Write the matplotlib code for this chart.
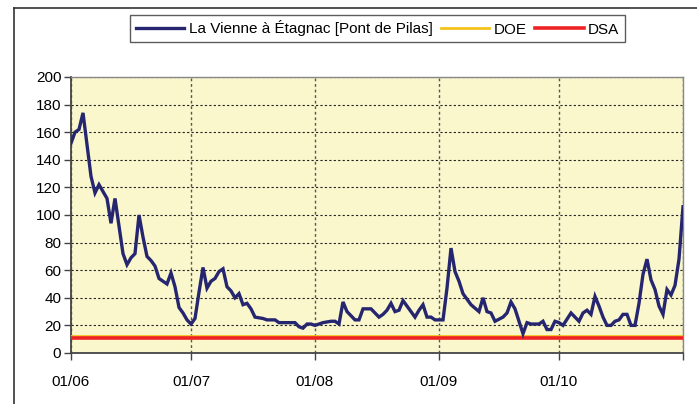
import matplotlib
matplotlib.use("Agg")
import matplotlib.pyplot as plt
from matplotlib.lines import Line2D

# Data: days since 1 June, daily flow (m3/s)
days = [0, 1, 2, 3, 5, 6, 7, 9, 10, 11, 13, 14, 15, 16, 17, 18, 19, 20, 21, 22,
        24, 25, 26, 27, 28, 29, 30, 31, 32, 33, 34, 35, 36, 37, 38, 39, 40, 41, 42, 43,
        44, 45, 46, 48, 49, 51, 52, 56, 57, 58, 59, 60, 61, 62, 63, 65, 66, 67, 68, 69,
        71, 72, 73, 74, 75, 77, 78, 79, 80, 81, 82, 83, 85, 86, 87, 88, 89, 90, 91, 93,
        94, 95, 96, 97, 98, 100, 102, 103, 104, 105, 106, 108, 109, 110, 111, 112, 113, 114, 115, 117,
        118, 119, 120, 121, 122, 123, 125, 127, 128, 129, 130, 131, 132, 133, 134, 135, 136, 137, 138, 139,
        140, 141, 142, 143, 144, 145, 146, 147, 148, 149, 150, 151, 152, 153]
flow = [152, 160, 162, 174, 128, 116, 122, 112, 94, 112, 72, 64, 69, 72, 100, 84, 70, 67, 63, 54,
        50, 58, 48, 33, 29, 24, 21, 25, 44, 62, 47, 52, 54, 59, 61, 48, 45, 40, 43, 35,
        36, 32, 26, 25, 24, 24, 22, 22, 19, 18, 21, 21, 20, 21, 22, 23, 23, 21, 37, 30,
        24, 24, 32, 32, 32, 26, 28, 31, 36, 30, 31, 38, 30, 26, 31, 35, 26, 26, 24, 24,
        47, 76, 59, 52, 43, 35, 30, 40, 30, 29, 23, 26, 29, 37, 32, 23, 14, 22, 21, 21,
        23, 17, 17, 23, 22, 20, 29, 23, 29, 31, 28, 41, 34, 26, 20, 20, 23, 24, 28, 28,
        20, 20, 36, 57, 68, 53, 46, 34, 28, 46, 42, 49, 68, 106]
doe_value = 12.5
dsa_value = 11
month_ticks = [0, 30, 61, 92, 122, 153]
month_labels = ["01/06", "01/07", "01/08", "01/09", "01/10", ""]
y_ticks = list(range(0, 201, 20))
series_label = "La Vienne à Étagnac [Pont de Pilas]"

plt.rcParams['font.family'] = ['Liberation Sans', 'DejaVu Sans']

fig = plt.figure(figsize=(6.97, 4.04), dpi=100)
fig.patch.set_facecolor('white')

# outer chart frame (left and top edges visible)
fig.add_artist(Line2D([14/697, 14/697], [0, 1 - 8/404], transform=fig.transFigure,
                      color='#333333', lw=1.2))
fig.add_artist(Line2D([14/697, 1], [1 - 8/404, 1 - 8/404], transform=fig.transFigure,
                      color='#333333', lw=1.2))

ax = fig.add_axes([71/697, 1 - 353/404, (683 - 71)/697, (353 - 77)/404])
ax.set_facecolor('#FAF7CD')

ax.plot(days, flow, color='#262670', lw=2.4, label=series_label, zorder=4,
        solid_joinstyle='miter')
ax.axhline(doe_value, color='#F5C21B', lw=2.0, label='DOE', zorder=3)
ax.axhline(dsa_value, color='#EE2224', lw=2.6, label='DSA', zorder=3)

ax.set_xlim(0, 153)
ax.set_ylim(0, 200)
ax.set_xticks(month_ticks)
ax.set_xticklabels(month_labels)
ax.set_yticks(y_ticks)

ax.grid(True, axis='y', color='#222222', lw=0.8, ls=(0, (2, 2)))
ax.grid(True, axis='x', color='#555555', lw=1.0, ls=(0, (2, 2)))
ax.set_axisbelow(True)

for s in ['left', 'bottom']:
    ax.spines[s].set_color('#444444')
    ax.spines[s].set_linewidth(1.3)
for s in ['top', 'right']:
    ax.spines[s].set_color('#888888')
    ax.spines[s].set_linewidth(1.0)

ax.tick_params(axis='x', direction='out', length=5, width=1, color='#444444',
               labelsize=11, pad=11)
ax.tick_params(axis='y', direction='out', length=5, width=1, color='#444444',
               labelsize=11, pad=2)

leg = fig.legend(loc='center', bbox_to_anchor=(377.5/697, 1 - 28.5/404), ncol=3,
                 frameon=True, fancybox=False, edgecolor='#333333', fontsize=11,
                 handlelength=3.2, handletextpad=0.3, columnspacing=0.5,
                 borderpad=0.35, borderaxespad=0)
leg.get_frame().set_linewidth(1.0)

fig.savefig('out.png', dpi=100)
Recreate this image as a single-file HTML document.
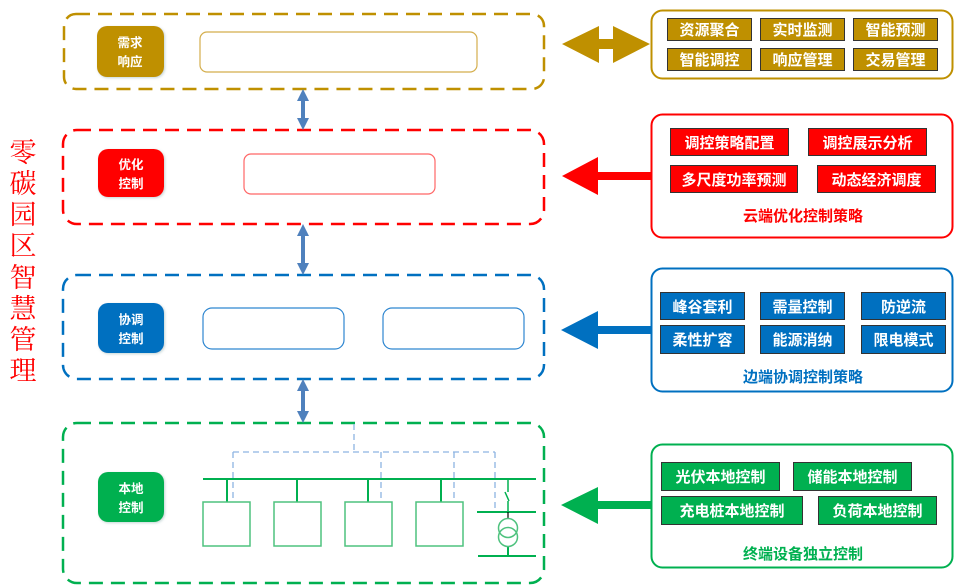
<!DOCTYPE html>
<html><head><meta charset="utf-8"><style>
html,body{margin:0;padding:0;background:#fff;}
svg{display:block;}
text{font-family:"Liberation Sans","Noto Sans CJK SC",sans-serif;}
.it{font-weight:bold;fill:#fff;font-size:15px;}
.lb{font-weight:bold;fill:#fff;font-size:12.5px;}
</style></head><body>
<svg width="957" height="587" viewBox="0 0 957 587" xmlns="http://www.w3.org/2000/svg">
<defs>
<filter id="sh" x="-20%" y="-20%" width="140%" height="140%"><feDropShadow dx="1" dy="1" stdDeviation="1.2" flood-color="#8aa" flood-opacity="0.5"/></filter>
</defs>
<!-- left vertical text -->
<g font-family="'Noto Serif CJK SC','Liberation Serif',serif" font-size="27" fill="#ff0000" text-anchor="middle">
<text x="23" y="162" style="font-family:'Noto Serif CJK SC',serif">零</text>
<text x="23" y="193" style="font-family:'Noto Serif CJK SC',serif">碳</text>
<text x="23" y="224" style="font-family:'Noto Serif CJK SC',serif">园</text>
<text x="23" y="255" style="font-family:'Noto Serif CJK SC',serif">区</text>
<text x="23" y="287" style="font-family:'Noto Serif CJK SC',serif">智</text>
<text x="23" y="318" style="font-family:'Noto Serif CJK SC',serif">慧</text>
<text x="23" y="349" style="font-family:'Noto Serif CJK SC',serif">管</text>
<text x="23" y="380" style="font-family:'Noto Serif CJK SC',serif">理</text>
</g>

<!-- dashed containers -->
<g fill="none" stroke-width="2.5" stroke-dasharray="14,8">
<rect x="64" y="14" width="480" height="75" rx="12" stroke="#bf9000"/>
<rect x="63" y="130" width="481" height="94" rx="14" stroke="#ff0000"/>
<rect x="63" y="275" width="481" height="104" rx="14" stroke="#0070c0"/>
<rect x="63" y="423" width="481" height="160" rx="14" stroke="#00b050"/>
</g>

<!-- label boxes -->
<rect x="97" y="26" width="67" height="51" rx="10" fill="#bf9000" filter="url(#sh)"/>
<text class="lb" x="130" y="47" text-anchor="middle">需求</text><text class="lb" x="130" y="66" text-anchor="middle">响应</text>
<rect x="98" y="149" width="66" height="48" rx="10" fill="#ff0000" filter="url(#sh)"/>
<text class="lb" x="131" y="169" text-anchor="middle">优化</text><text class="lb" x="131" y="188" text-anchor="middle">控制</text>
<rect x="98" y="303" width="66" height="50" rx="10" fill="#0070c0" filter="url(#sh)"/>
<text class="lb" x="131" y="324" text-anchor="middle">协调</text><text class="lb" x="131" y="343" text-anchor="middle">控制</text>
<rect x="98" y="472" width="66" height="50" rx="10" fill="#00b050" filter="url(#sh)"/>
<text class="lb" x="131" y="493" text-anchor="middle">本地</text><text class="lb" x="131" y="512" text-anchor="middle">控制</text>

<!-- inner boxes -->
<rect x="200" y="32" width="277" height="40" rx="7" fill="#fff" stroke="#d4ae4c" stroke-width="1.2"/>
<rect x="244" y="154" width="191" height="40" rx="7" fill="#fff" stroke="#ff6666" stroke-width="1.2"/>
<rect x="203" y="308" width="141" height="41" rx="9" fill="#fff" stroke="#2e86d0" stroke-width="1.2"/>
<rect x="383" y="308" width="141" height="41" rx="9" fill="#fff" stroke="#2e86d0" stroke-width="1.2"/>

<!-- vertical double arrows -->
<g fill="#4f81bd">
<path d="M303,89 L309,101 L305,101 L305,118 L309,118 L303,130 L297,118 L301,118 L301,101 L297,101 Z"/>
<path d="M303,224 L309,236 L305,236 L305,263 L309,263 L303,275 L297,263 L301,263 L301,236 L297,236 Z"/>
<path d="M303,379 L309,391 L305,391 L305,411 L309,411 L303,423 L297,411 L301,411 L301,391 L297,391 Z"/>
</g>

<!-- local control diagram -->
<g fill="none" stroke="#8db4e2" stroke-width="1.3" stroke-dasharray="6,4">
<path d="M354,424 V452 M233,452 H495 M233,452 V502 M381,452 V502 M454,452 V502 M495,452 V512"/>
</g>
<g stroke="#00b050" stroke-width="2" fill="none">
<path d="M203,479 H536"/>
<path d="M227,479 V502 M297,479 V502 M368,479 V502 M441,479 V502"/>
<path d="M508,479 V492 M505,492 L509,501 M508,501 V512" stroke-width="1.5"/>
<path d="M477,512 H536 M478,556 H536 M508,546 V556"/>
</g>
<path d="M508,512 V518" stroke="#000" stroke-width="1.2"/>
<g fill="none" stroke="#4ec27e" stroke-width="1.5">
<rect x="203" y="502" width="47" height="44"/>
<rect x="274" y="502" width="47" height="44"/>
<rect x="345" y="502" width="47" height="44"/>
<rect x="416" y="502" width="47" height="44"/>
<circle cx="508" cy="528" r="9.5"/>
<circle cx="508" cy="537" r="9.5"/>
</g>

<!-- right side arrows -->
<path d="M562,44 L599,26 L599,39 L613,39 L613,26 L650,44 L613,63 L613,49 L599,49 L599,63 Z" fill="#bf9000"/>
<path d="M562,176 L598,157 L598,172 L651,172 L651,180 L598,180 L598,195 Z" fill="#ff0000"/>
<path d="M561,330 L598,311 L598,326 L651,326 L651,334 L598,334 L598,349 Z" fill="#0070c0"/>
<path d="M561,505 L598,487 L598,501 L651,501 L651,509 L598,509 L598,524 Z" fill="#00b050"/>

<!-- right boxes -->
<rect x="651.5" y="10.5" width="301" height="68" rx="11" fill="#fff" stroke="#bf9000" stroke-width="2"/>
<rect x="651.5" y="114.5" width="301" height="123" rx="11" fill="#fff" stroke="#ff0000" stroke-width="2"/>
<rect x="651.5" y="268.5" width="301" height="123" rx="11" fill="#fff" stroke="#0070c0" stroke-width="2"/>
<rect x="651.5" y="444.5" width="301" height="123" rx="11" fill="#fff" stroke="#00b050" stroke-width="2"/>

<g stroke="#333" stroke-width="1">
<rect x="667.5" y="18.5" width="84" height="22" fill="#bf9000"/>
<rect x="760.5" y="18.5" width="84" height="22" fill="#bf9000"/>
<rect x="853.5" y="18.5" width="84" height="22" fill="#bf9000"/>
<rect x="667.5" y="48.5" width="84" height="22" fill="#bf9000"/>
<rect x="760.5" y="48.5" width="84" height="22" fill="#bf9000"/>
<rect x="853.5" y="48.5" width="84" height="22" fill="#bf9000"/>

<rect x="670.5" y="128.5" width="118" height="27" fill="#ff0000"/>
<rect x="808.5" y="128.5" width="118" height="27" fill="#ff0000"/>
<rect x="670.5" y="165.5" width="127" height="27" fill="#ff0000"/>
<rect x="817.5" y="165.5" width="118" height="27" fill="#ff0000"/>

<rect x="660.5" y="292.5" width="84" height="27" fill="#0070c0"/>
<rect x="760.5" y="292.5" width="84" height="27" fill="#0070c0"/>
<rect x="861.5" y="292.5" width="84" height="27" fill="#0070c0"/>
<rect x="660.5" y="325.5" width="84" height="28" fill="#0070c0"/>
<rect x="760.5" y="325.5" width="84" height="28" fill="#0070c0"/>
<rect x="861.5" y="325.5" width="84" height="28" fill="#0070c0"/>

<rect x="661.5" y="462.5" width="118" height="28" fill="#00b050"/>
<rect x="793.5" y="462.5" width="118" height="28" fill="#00b050"/>
<rect x="661.5" y="496.5" width="141" height="28" fill="#00b050"/>
<rect x="818.5" y="496.5" width="118" height="28" fill="#00b050"/>
</g>

<g class="it" text-anchor="middle">
<text class="it" x="709.5" y="35">资源聚合</text>
<text class="it" x="802.5" y="35">实时监测</text>
<text class="it" x="895.5" y="35">智能预测</text>
<text class="it" x="709.5" y="65">智能调控</text>
<text class="it" x="802.5" y="65">响应管理</text>
<text class="it" x="895.5" y="65">交易管理</text>

<text class="it" x="729.5" y="148">调控策略配置</text>
<text class="it" x="867.5" y="148">调控展示分析</text>
<text class="it" x="734" y="185">多尺度功率预测</text>
<text class="it" x="876.5" y="185">动态经济调度</text>

<text class="it" x="702.5" y="312">峰谷套利</text>
<text class="it" x="802.5" y="312">需量控制</text>
<text class="it" x="903.5" y="312">防逆流</text>
<text class="it" x="702.5" y="345">柔性扩容</text>
<text class="it" x="802.5" y="345">能源消纳</text>
<text class="it" x="903.5" y="345">限电模式</text>

<text class="it" x="720.5" y="482">光伏本地控制</text>
<text class="it" x="852.5" y="482">储能本地控制</text>
<text class="it" x="732" y="516">充电桩本地控制</text>
<text class="it" x="877.5" y="516">负荷本地控制</text>
</g>

<text x="803" y="221" text-anchor="middle" font-weight="bold" font-size="15" fill="#ff0000">云端优化控制策略</text>
<text x="803" y="382" text-anchor="middle" font-weight="bold" font-size="15" fill="#0070c0">边端协调控制策略</text>
<text x="803" y="559" text-anchor="middle" font-weight="bold" font-size="15" fill="#00b050">终端设备独立控制</text>
</svg>
</body></html>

####################

Skip the pictures and quote each line of the entries above, from the first through the line with "from matplotlib.lines import Line2D", exactly as it appears.

## Exercise output
Write the matplotlib code for this chart.
import matplotlib
matplotlib.use("Agg")
import matplotlib.pyplot as plt
from matplotlib.lines import Line2D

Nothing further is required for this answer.